In the mafia, snitching is a violation of the code of “omerta,” born back in Sicily and carried over to the U.S. The idea that one wouldn’t rat on one’s own people — be it other Italians or other members of the mafia — was sacred, and to violate that was the ultimate betrayal. “It’s usually a death sentence,” Deitche says. Such was the case for Whitey Bulger, who inspired Jack Nicholson’s character in The Departed. Bulger was a rat for the FBI who essentially worked out a deal where, if he snitched on other criminals, the FBI would leave his own activities alone. “It was a pretty unique situation,” Deitche says, though Bulger wasn’t the only boss-turned-rat, as the same would be true of Joe Massino, the boss of the Bonnano crime family who eventually turned in 2004, and Anthony Casso, an underboss of the Lucchese crime family who turned in 1993.

Deitche says that in the past few decades — especially in the 1990s — you started to see more and more mafia men turn into snitches. He explains that the RICO Act — which passed in 1970 and gave harsh sentences to members of a criminal conspiracy — played a part in this, as “suddenly, for shaking a guy down for a $100,000 loan, you’d now be facing 10, 15, 20 years in prison.” Additionally, the demographics in the mob began to change. Less and less was the mafia composed of people who grew up in rough-and-tough urban streets — instead, suburban mobsters began to appear, who were cut from a different cloth, making snitching less unthinkable than it used to be. “While this might sound like hyper-masculine bullshit to say, the simplest way to put it was that they weren’t as ‘tough,’” Deitche says.
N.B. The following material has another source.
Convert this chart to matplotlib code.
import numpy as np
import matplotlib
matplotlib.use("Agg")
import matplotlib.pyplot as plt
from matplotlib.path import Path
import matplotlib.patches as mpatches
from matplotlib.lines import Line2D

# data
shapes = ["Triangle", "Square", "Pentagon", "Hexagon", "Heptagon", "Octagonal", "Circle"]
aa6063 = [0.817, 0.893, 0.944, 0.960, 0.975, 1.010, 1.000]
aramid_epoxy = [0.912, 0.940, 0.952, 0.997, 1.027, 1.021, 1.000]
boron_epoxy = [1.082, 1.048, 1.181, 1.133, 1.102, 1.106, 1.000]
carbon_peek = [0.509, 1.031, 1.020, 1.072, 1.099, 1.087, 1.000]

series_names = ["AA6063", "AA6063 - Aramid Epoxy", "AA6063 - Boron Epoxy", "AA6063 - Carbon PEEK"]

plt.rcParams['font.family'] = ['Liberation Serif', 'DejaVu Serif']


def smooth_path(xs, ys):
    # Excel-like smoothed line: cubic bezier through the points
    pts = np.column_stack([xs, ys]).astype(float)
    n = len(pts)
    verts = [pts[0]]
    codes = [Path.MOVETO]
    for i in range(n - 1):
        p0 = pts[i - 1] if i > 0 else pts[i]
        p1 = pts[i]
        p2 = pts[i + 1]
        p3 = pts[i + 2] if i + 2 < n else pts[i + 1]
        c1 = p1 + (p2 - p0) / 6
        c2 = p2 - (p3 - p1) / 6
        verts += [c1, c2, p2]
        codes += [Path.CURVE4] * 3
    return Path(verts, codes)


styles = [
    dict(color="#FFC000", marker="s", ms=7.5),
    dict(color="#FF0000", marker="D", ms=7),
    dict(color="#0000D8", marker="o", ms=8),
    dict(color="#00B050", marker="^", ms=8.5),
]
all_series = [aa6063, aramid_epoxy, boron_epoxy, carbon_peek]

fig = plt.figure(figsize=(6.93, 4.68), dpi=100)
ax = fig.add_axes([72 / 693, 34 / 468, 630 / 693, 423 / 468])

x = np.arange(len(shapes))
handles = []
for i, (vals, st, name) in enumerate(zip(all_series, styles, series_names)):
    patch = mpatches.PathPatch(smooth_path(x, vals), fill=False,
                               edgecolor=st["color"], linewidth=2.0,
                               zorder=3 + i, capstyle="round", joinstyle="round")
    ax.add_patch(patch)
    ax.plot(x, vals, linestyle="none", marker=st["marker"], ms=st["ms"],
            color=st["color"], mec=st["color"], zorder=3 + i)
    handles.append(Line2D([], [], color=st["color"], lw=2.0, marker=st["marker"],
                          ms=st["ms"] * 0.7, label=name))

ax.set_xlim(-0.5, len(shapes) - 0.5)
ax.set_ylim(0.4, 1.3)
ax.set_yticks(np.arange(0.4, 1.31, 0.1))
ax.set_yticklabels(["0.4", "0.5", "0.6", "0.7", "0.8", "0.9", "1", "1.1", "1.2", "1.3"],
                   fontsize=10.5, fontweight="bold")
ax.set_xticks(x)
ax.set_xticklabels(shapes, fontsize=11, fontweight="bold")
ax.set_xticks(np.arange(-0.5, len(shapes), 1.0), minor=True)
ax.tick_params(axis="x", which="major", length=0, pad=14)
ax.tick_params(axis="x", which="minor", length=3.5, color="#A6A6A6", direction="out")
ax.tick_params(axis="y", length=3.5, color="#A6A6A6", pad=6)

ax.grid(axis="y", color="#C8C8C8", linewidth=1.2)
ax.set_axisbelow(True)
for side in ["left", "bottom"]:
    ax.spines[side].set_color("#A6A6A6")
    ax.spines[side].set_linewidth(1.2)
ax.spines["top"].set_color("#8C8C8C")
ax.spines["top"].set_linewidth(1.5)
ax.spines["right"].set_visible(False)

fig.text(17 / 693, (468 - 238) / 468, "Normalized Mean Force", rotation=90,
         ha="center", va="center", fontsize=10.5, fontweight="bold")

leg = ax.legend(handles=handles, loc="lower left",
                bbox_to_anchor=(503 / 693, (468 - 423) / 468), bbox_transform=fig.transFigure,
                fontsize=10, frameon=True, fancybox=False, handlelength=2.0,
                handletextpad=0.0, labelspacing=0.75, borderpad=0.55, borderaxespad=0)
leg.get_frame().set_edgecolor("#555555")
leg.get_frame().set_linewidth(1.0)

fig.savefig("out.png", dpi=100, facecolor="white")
While the code of omerta was being abandoned by much of the mob in the early- to mid-1990s, it was gathering steam in prisons, best summarized by the saying “snitches get stitches.” This phrase was followed up by the even more hyperbolic, “snitches get stitches and wind up in ditches,” which, if you think about it, makes no sense — if someone’s dead in a ditch, why would you bother stitching them up?
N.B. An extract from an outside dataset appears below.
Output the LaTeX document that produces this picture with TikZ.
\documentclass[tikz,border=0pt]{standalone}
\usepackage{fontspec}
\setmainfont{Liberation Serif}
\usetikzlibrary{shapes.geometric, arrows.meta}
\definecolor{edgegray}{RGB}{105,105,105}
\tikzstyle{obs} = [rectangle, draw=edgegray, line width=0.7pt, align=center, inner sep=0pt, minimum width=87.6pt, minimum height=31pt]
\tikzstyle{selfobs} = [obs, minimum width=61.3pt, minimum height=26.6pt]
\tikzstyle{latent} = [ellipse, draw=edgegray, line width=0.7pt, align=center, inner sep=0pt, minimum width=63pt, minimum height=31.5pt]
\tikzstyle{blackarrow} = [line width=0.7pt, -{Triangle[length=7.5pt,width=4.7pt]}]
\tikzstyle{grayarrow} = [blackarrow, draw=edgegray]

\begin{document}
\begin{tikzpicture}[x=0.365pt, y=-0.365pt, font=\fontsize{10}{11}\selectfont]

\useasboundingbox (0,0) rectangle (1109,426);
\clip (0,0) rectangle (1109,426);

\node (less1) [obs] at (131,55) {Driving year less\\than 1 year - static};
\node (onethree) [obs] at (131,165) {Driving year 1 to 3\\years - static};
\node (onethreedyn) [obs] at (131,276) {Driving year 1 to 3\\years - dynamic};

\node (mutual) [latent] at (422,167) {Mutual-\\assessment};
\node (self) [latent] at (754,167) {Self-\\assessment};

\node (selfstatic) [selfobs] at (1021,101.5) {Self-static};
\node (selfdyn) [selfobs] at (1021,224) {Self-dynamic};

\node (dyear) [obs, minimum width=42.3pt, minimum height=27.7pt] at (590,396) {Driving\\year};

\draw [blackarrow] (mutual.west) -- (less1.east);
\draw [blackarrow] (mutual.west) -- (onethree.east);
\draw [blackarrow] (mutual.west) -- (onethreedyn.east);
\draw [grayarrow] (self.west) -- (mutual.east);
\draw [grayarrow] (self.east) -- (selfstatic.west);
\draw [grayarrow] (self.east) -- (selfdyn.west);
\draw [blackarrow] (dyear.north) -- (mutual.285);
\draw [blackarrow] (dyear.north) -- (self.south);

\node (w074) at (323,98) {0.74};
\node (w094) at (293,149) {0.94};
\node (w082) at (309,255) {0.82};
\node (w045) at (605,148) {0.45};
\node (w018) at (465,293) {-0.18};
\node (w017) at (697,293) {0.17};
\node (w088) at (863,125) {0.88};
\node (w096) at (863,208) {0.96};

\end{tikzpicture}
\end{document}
A similar code would be born a decade later on the streets of Philadelphia and Baltimore. While shirts that read “Stop Snitchin’” began to appear in the City of Brotherly Love back in 2002, the phrase became popularized by a Baltimore native named Ronnie Thomas Jr., also known as “Skinny Suge.” Thomas made a series of videos called “Stop Snitching!” encouraging witness intimidation for anyone who ratted out drug dealers and the like to police. Much like the code of omerta, “Stop Snitchin’” became the accepted code of silence, particularly for black urban youth.
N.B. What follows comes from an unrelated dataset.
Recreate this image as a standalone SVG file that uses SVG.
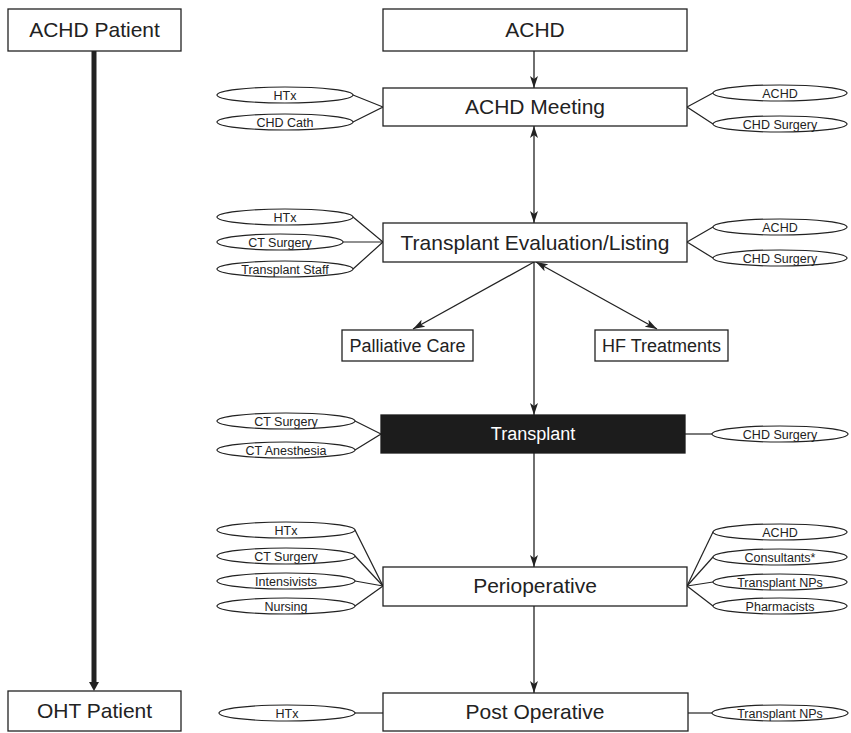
<svg xmlns="http://www.w3.org/2000/svg" width="851" height="733" viewBox="0 0 851 733">
<defs>
<style>
.box{fill:#fff;stroke:#222;stroke-width:1.3}
.dark{fill:#1c1c1c;stroke:#1c1c1c;stroke-width:1.3}
.ell{fill:#fff;stroke:#222;stroke-width:1.2}
.t{font-family:"Liberation Sans",Arial,sans-serif;font-size:21px;fill:#222;text-anchor:middle}
.tm{font-family:"Liberation Sans",Arial,sans-serif;font-size:18px;fill:#222;text-anchor:middle}
.tw{font-family:"Liberation Sans",Arial,sans-serif;font-size:18px;fill:#fff;text-anchor:middle}
.te{font-family:"Liberation Sans",Arial,sans-serif;font-size:12.5px;fill:#222;text-anchor:middle}
.ln{stroke:#222;stroke-width:1.2;fill:none}
.ar{stroke:#222;stroke-width:1.3;fill:none;marker-end:url(#ah)}
.ar2{stroke:#222;stroke-width:1.3;fill:none;marker-end:url(#ah);marker-start:url(#ah)}
</style>
<marker id="ah" viewBox="0 0 12 8" refX="12" refY="4" markerWidth="12" markerHeight="8" markerUnits="userSpaceOnUse" orient="auto-start-reverse">
<path d="M0,0 L12,4 L0,8 L3,4 z" fill="#222"/>
</marker>
</defs>

<g id="connectors">
<line x1="94" y1="51" x2="94" y2="682" stroke="#222" stroke-width="5"/>
<path d="M89,682 L99,682 L94,691 z" fill="#222"/>
<line class="ar" x1="534" y1="51" x2="534" y2="88"/>
<line class="ar2" x1="534" y1="126" x2="534" y2="223"/>
<line class="ar" x1="534" y1="262" x2="413" y2="329"/>
<line class="ar2" x1="536" y1="262" x2="657" y2="329"/>
<line class="ar" x1="534" y1="262" x2="534" y2="415"/>
<line class="ar" x1="534" y1="453" x2="534" y2="567"/>
<line class="ar" x1="534" y1="606" x2="534" y2="693"/>
<polyline class="ln" points="353,95 383,107 353,122"/>
<polyline class="ln" points="713,93 687,107 713,124"/>
<polyline class="ln" points="353,217 383,242 353,269"/>
<line class="ln" x1="343" y1="242" x2="383" y2="242"/>
<polyline class="ln" points="713,227 687,242 713,258"/>
<polyline class="ln" points="355,421 381,434 355,450"/>
<line class="ln" x1="685" y1="434" x2="712" y2="434"/>
<line class="ln" x1="355" y1="530" x2="383" y2="586"/>
<line class="ln" x1="355" y1="556" x2="383" y2="586"/>
<line class="ln" x1="355" y1="581" x2="383" y2="586"/>
<line class="ln" x1="355" y1="606" x2="383" y2="586"/>
<line class="ln" x1="713" y1="532" x2="687" y2="586"/>
<line class="ln" x1="713" y1="557" x2="687" y2="586"/>
<line class="ln" x1="713" y1="582" x2="687" y2="586"/>
<line class="ln" x1="713" y1="606" x2="687" y2="586"/>
<line class="ln" x1="355" y1="713" x2="383" y2="713"/>
<line class="ln" x1="688" y1="713" x2="712" y2="713"/>
</g>

<g id="achd-patient"><rect class="box" x="8" y="9" width="173" height="42"/><text class="t" x="94.5" y="37">ACHD Patient</text></g>
<g id="oht-patient"><rect class="box" x="8" y="691" width="173" height="40"/><text class="t" x="94.5" y="718">OHT Patient</text></g>

<g id="achd"><rect class="box" x="383" y="9" width="304" height="42"/><text class="t" x="535" y="37">ACHD</text></g>
<g id="achd-meeting"><rect class="box" x="383" y="88" width="304" height="38"/><text class="t" x="535" y="114">ACHD Meeting</text></g>
<g id="transplant-eval"><rect class="box" x="383" y="223" width="304" height="39"/><text class="t" x="535" y="250">Transplant Evaluation/Listing</text></g>
<g id="palliative"><rect class="box" x="342" y="330" width="131" height="31"/><text class="tm" x="407.5" y="352">Palliative Care</text></g>
<g id="hf"><rect class="box" x="595" y="330" width="133" height="31"/><text class="tm" x="661.5" y="352">HF Treatments</text></g>
<g id="transplant"><rect class="dark" x="381" y="415" width="304" height="38"/><text class="tw" x="533" y="440">Transplant</text></g>
<g id="perioperative"><rect class="box" x="383" y="567" width="304" height="39"/><text class="t" x="535" y="593">Perioperative</text></g>
<g id="postoperative"><rect class="box" x="383" y="693" width="305" height="38"/><text class="t" x="535" y="719">Post Operative</text></g>

<g id="e-meet-htx"><ellipse class="ell" cx="285" cy="95" rx="68" ry="8"/><text class="te" x="285" y="99.5">HTx</text></g>
<g id="e-meet-cath"><ellipse class="ell" cx="285" cy="122" rx="68" ry="8"/><text class="te" x="285" y="126.5">CHD Cath</text></g>
<g id="e-meet-achd"><ellipse class="ell" cx="780" cy="93" rx="67" ry="8"/><text class="te" x="780" y="97.5">ACHD</text></g>
<g id="e-meet-chds"><ellipse class="ell" cx="780" cy="124" rx="67" ry="8"/><text class="te" x="780" y="128.5">CHD Surgery</text></g>

<g id="e-eval-htx"><ellipse class="ell" cx="285" cy="217" rx="68" ry="8"/><text class="te" x="285" y="221.5">HTx</text></g>
<g id="e-eval-cts"><ellipse class="ell" cx="280" cy="242" rx="63" ry="8"/><text class="te" x="280" y="246.5">CT Surgery</text></g>
<g id="e-eval-staff"><ellipse class="ell" cx="285" cy="269" rx="68" ry="8"/><text class="te" x="285" y="273.5">Transplant Staff</text></g>
<g id="e-eval-achd"><ellipse class="ell" cx="780" cy="227" rx="67" ry="8"/><text class="te" x="780" y="231.5">ACHD</text></g>
<g id="e-eval-chds"><ellipse class="ell" cx="780" cy="258" rx="67" ry="8"/><text class="te" x="780" y="262.5">CHD Surgery</text></g>

<g id="e-tx-cts"><ellipse class="ell" cx="286" cy="421" rx="69" ry="8"/><text class="te" x="286" y="425.5">CT Surgery</text></g>
<g id="e-tx-cta"><ellipse class="ell" cx="286" cy="450" rx="69" ry="8"/><text class="te" x="286" y="454.5">CT Anesthesia</text></g>
<g id="e-tx-chds"><ellipse class="ell" cx="780" cy="434" rx="68" ry="8"/><text class="te" x="780" y="438.5">CHD Surgery</text></g>

<g id="e-po-htx"><ellipse class="ell" cx="286" cy="530" rx="69" ry="8"/><text class="te" x="286" y="534.5">HTx</text></g>
<g id="e-po-cts"><ellipse class="ell" cx="286" cy="556" rx="69" ry="8"/><text class="te" x="286" y="560.5">CT Surgery</text></g>
<g id="e-po-int"><ellipse class="ell" cx="286" cy="581" rx="69" ry="8"/><text class="te" x="286" y="585.5">Intensivists</text></g>
<g id="e-po-nur"><ellipse class="ell" cx="286" cy="606" rx="69" ry="8"/><text class="te" x="286" y="610.5">Nursing</text></g>
<g id="e-po-achd"><ellipse class="ell" cx="780" cy="532" rx="67" ry="8"/><text class="te" x="780" y="536.5">ACHD</text></g>
<g id="e-po-cons"><ellipse class="ell" cx="780" cy="557" rx="67" ry="8"/><text class="te" x="780" y="561.5">Consultants*</text></g>
<g id="e-po-nps"><ellipse class="ell" cx="780" cy="582" rx="67" ry="8"/><text class="te" x="780" y="586.5">Transplant NPs</text></g>
<g id="e-po-pharm"><ellipse class="ell" cx="780" cy="606" rx="67" ry="8"/><text class="te" x="780" y="610.5">Pharmacists</text></g>

<g id="e-post-htx"><ellipse class="ell" cx="287" cy="713" rx="68" ry="8"/><text class="te" x="287" y="717.5">HTx</text></g>
<g id="e-post-nps"><ellipse class="ell" cx="780" cy="713" rx="68" ry="8"/><text class="te" x="780" y="717.5">Transplant NPs</text></g>
</svg>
But of course, nothing can ever truly stop snitching, so even as the hip-hop community preached the oath, rapper Lil Cease was busy snitching on Lil Kim for committing perjury and producer Jimmy Henchman began to name names after an arrest for drug trafficking. A more recent high-profile case involved rapper Tekashi 6ix9ine snitching on members of the Nine Trey Gangsters, an offshoot of the Bloods. Predictably, he’s been disowned by much of the hip-hop community in light of his snitchery. 

Still, he recently refused witness protection as he fears he won’t be able to revive his career under their watch, essentially parroting Henry Hill’s memorably pathetic lament at the end of Goodfellas: “The hardest thing for me was leaving the life. We had it all just for the asking. Today everything is different. There’s no action. I have to wait around like everyone else.” 

And to some, that’s the worst possible fate after becoming a rat — worse than a prison beating like Whitey Bulger or a hanging like Judas, it’s the sad, lonely journey of obscurity that’s the true punishment for a snitch.